DATASET CONTENT:
[Begin]

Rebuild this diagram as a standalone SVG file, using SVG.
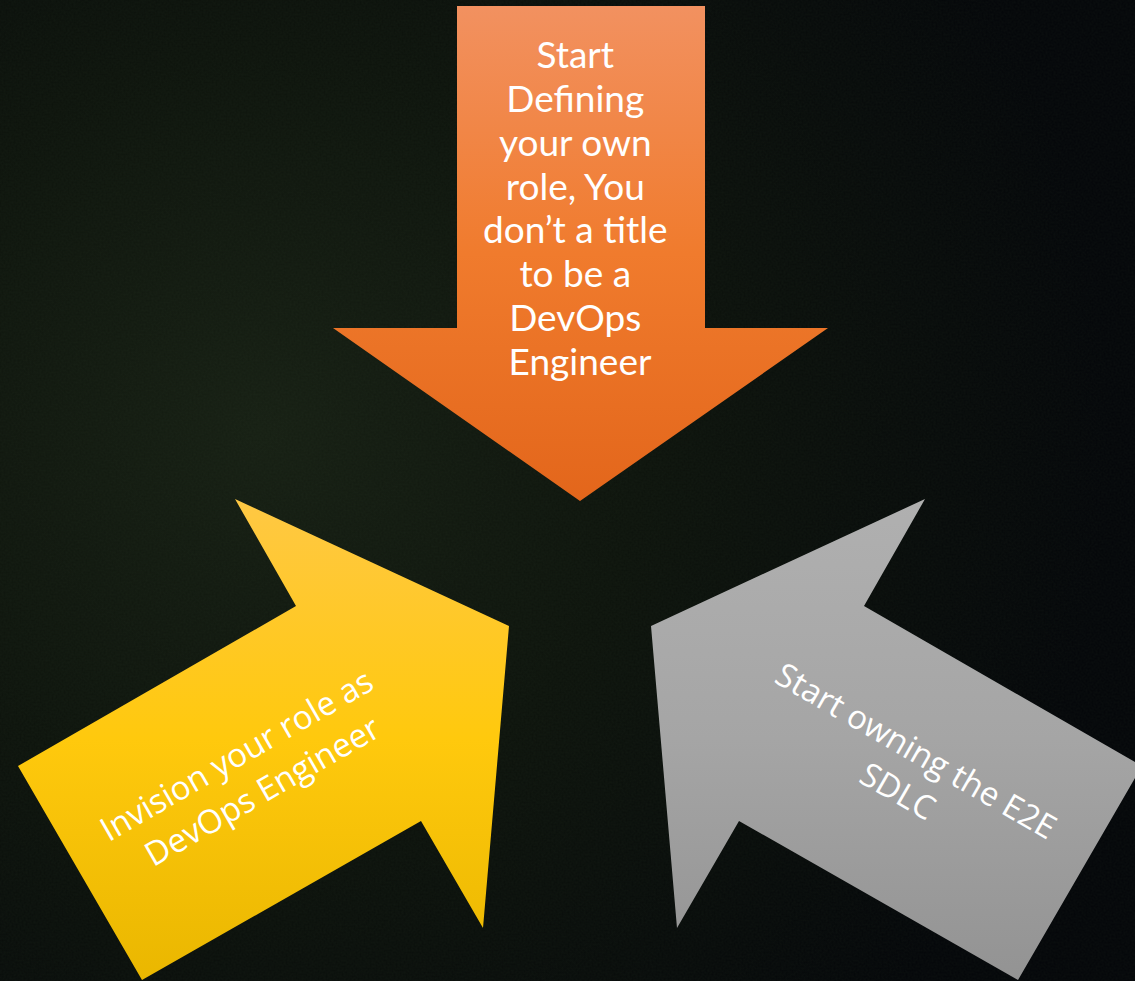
<svg xmlns="http://www.w3.org/2000/svg" width="1135" height="981" viewBox="0 0 1135 981">
<defs>
<radialGradient id="bg" cx="260" cy="430" r="850" gradientUnits="userSpaceOnUse">
<stop offset="0" stop-color="#172014"/>
<stop offset="0.45" stop-color="#0e140d"/>
<stop offset="1" stop-color="#05070a"/>
</radialGradient>
<linearGradient id="gOrange" x1="0" y1="6" x2="0" y2="501" gradientUnits="userSpaceOnUse">
<stop offset="0" stop-color="#f29160"/>
<stop offset="0.5" stop-color="#f07b2d"/>
<stop offset="1" stop-color="#e3661b"/>
</linearGradient>
<linearGradient id="gYellow" x1="0" y1="499" x2="0" y2="980" gradientUnits="userSpaceOnUse">
<stop offset="0" stop-color="#ffc844"/>
<stop offset="0.5" stop-color="#ffc90d"/>
<stop offset="1" stop-color="#eab700"/>
</linearGradient>
<linearGradient id="gGray" x1="0" y1="499" x2="0" y2="980" gradientUnits="userSpaceOnUse">
<stop offset="0" stop-color="#b0b0b0"/>
<stop offset="0.5" stop-color="#a5a5a5"/>
<stop offset="1" stop-color="#939393"/>
</linearGradient>
<filter id="noise" x="0" y="0" width="100%" height="100%">
<feTurbulence type="fractalNoise" baseFrequency="0.5" numOctaves="2" seed="3"/>
<feColorMatrix type="matrix" values="0 0 0 0 0.15  0 0 0 0 0.25  0 0 0 0 0.12  0 0 0 0.3 -0.05"/>
</filter>
<style>
.lbl{fill:#ffffff;text-anchor:middle}
.top{font-family:Lato,"Liberation Sans",sans-serif;font-size:37px}
.rot{font-family:"Open Sans","DejaVu Sans",sans-serif;font-size:33px}
</style>
</defs>
<rect width="1135" height="981" fill="url(#bg)"/>
<rect width="1135" height="981" filter="url(#noise)" opacity="0.25"/>
<g id="connectors"></g>
<g id="node-top">
<polygon points="457,6 705,6 705,328 828,328 580,501 333,328 457,328" fill="url(#gOrange)"/>
<text class="lbl top">
<tspan x="580" y="68">Start</tspan>
<tspan x="580" y="112">Defining</tspan>
<tspan x="580" y="156">your own</tspan>
<tspan x="580" y="200">role, You</tspan>
<tspan x="580" y="243">don’t a title</tspan>
<tspan x="580" y="287">to be a</tspan>
<tspan x="580" y="331">DevOps</tspan>
<tspan x="580" y="375">Engineer</tspan>
</text>
</g>
<g id="node-left">
<polygon points="18,766 296,606 235,499 509,626 483,928 421,821 142,980" fill="url(#gYellow)"/>
<text class="lbl rot" transform="translate(250,770) rotate(-30)">
<tspan x="0" y="-8">Invision your role as</tspan>
<tspan x="0" y="36">DevOps Engineer</tspan>
</text>
</g>
<g id="node-right">
<polygon points="1142,766 864,606 925,499 651,626 677,928 739,821 1018,980" fill="url(#gGray)"/>
<text class="lbl rot" transform="translate(910,770) rotate(30)">
<tspan x="0" y="-8">Start owning the E2E</tspan>
<tspan x="0" y="36">SDLC</tspan>
</text>
</g>
</svg>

[End]

WORK TO DO: Leave out the pictures and give the listing above again exactly.

TASK RESULT:
Rebuild this diagram as a standalone SVG file, using SVG.
<svg xmlns="http://www.w3.org/2000/svg" width="1135" height="981" viewBox="0 0 1135 981">
<defs>
<radialGradient id="bg" cx="260" cy="430" r="850" gradientUnits="userSpaceOnUse">
<stop offset="0" stop-color="#172014"/>
<stop offset="0.45" stop-color="#0e140d"/>
<stop offset="1" stop-color="#05070a"/>
</radialGradient>
<linearGradient id="gOrange" x1="0" y1="6" x2="0" y2="501" gradientUnits="userSpaceOnUse">
<stop offset="0" stop-color="#f29160"/>
<stop offset="0.5" stop-color="#f07b2d"/>
<stop offset="1" stop-color="#e3661b"/>
</linearGradient>
<linearGradient id="gYellow" x1="0" y1="499" x2="0" y2="980" gradientUnits="userSpaceOnUse">
<stop offset="0" stop-color="#ffc844"/>
<stop offset="0.5" stop-color="#ffc90d"/>
<stop offset="1" stop-color="#eab700"/>
</linearGradient>
<linearGradient id="gGray" x1="0" y1="499" x2="0" y2="980" gradientUnits="userSpaceOnUse">
<stop offset="0" stop-color="#b0b0b0"/>
<stop offset="0.5" stop-color="#a5a5a5"/>
<stop offset="1" stop-color="#939393"/>
</linearGradient>
<filter id="noise" x="0" y="0" width="100%" height="100%">
<feTurbulence type="fractalNoise" baseFrequency="0.5" numOctaves="2" seed="3"/>
<feColorMatrix type="matrix" values="0 0 0 0 0.15  0 0 0 0 0.25  0 0 0 0 0.12  0 0 0 0.3 -0.05"/>
</filter>
<style>
.lbl{fill:#ffffff;text-anchor:middle}
.top{font-family:Lato,"Liberation Sans",sans-serif;font-size:37px}
.rot{font-family:"Open Sans","DejaVu Sans",sans-serif;font-size:33px}
</style>
</defs>
<rect width="1135" height="981" fill="url(#bg)"/>
<rect width="1135" height="981" filter="url(#noise)" opacity="0.25"/>
<g id="connectors"></g>
<g id="node-top">
<polygon points="457,6 705,6 705,328 828,328 580,501 333,328 457,328" fill="url(#gOrange)"/>
<text class="lbl top">
<tspan x="580" y="68">Start</tspan>
<tspan x="580" y="112">Defining</tspan>
<tspan x="580" y="156">your own</tspan>
<tspan x="580" y="200">role, You</tspan>
<tspan x="580" y="243">don’t a title</tspan>
<tspan x="580" y="287">to be a</tspan>
<tspan x="580" y="331">DevOps</tspan>
<tspan x="580" y="375">Engineer</tspan>
</text>
</g>
<g id="node-left">
<polygon points="18,766 296,606 235,499 509,626 483,928 421,821 142,980" fill="url(#gYellow)"/>
<text class="lbl rot" transform="translate(250,770) rotate(-30)">
<tspan x="0" y="-8">Invision your role as</tspan>
<tspan x="0" y="36">DevOps Engineer</tspan>
</text>
</g>
<g id="node-right">
<polygon points="1142,766 864,606 925,499 651,626 677,928 739,821 1018,980" fill="url(#gGray)"/>
<text class="lbl rot" transform="translate(910,770) rotate(30)">
<tspan x="0" y="-8">Start owning the E2E</tspan>
<tspan x="0" y="36">SDLC</tspan>
</text>
</g>
</svg>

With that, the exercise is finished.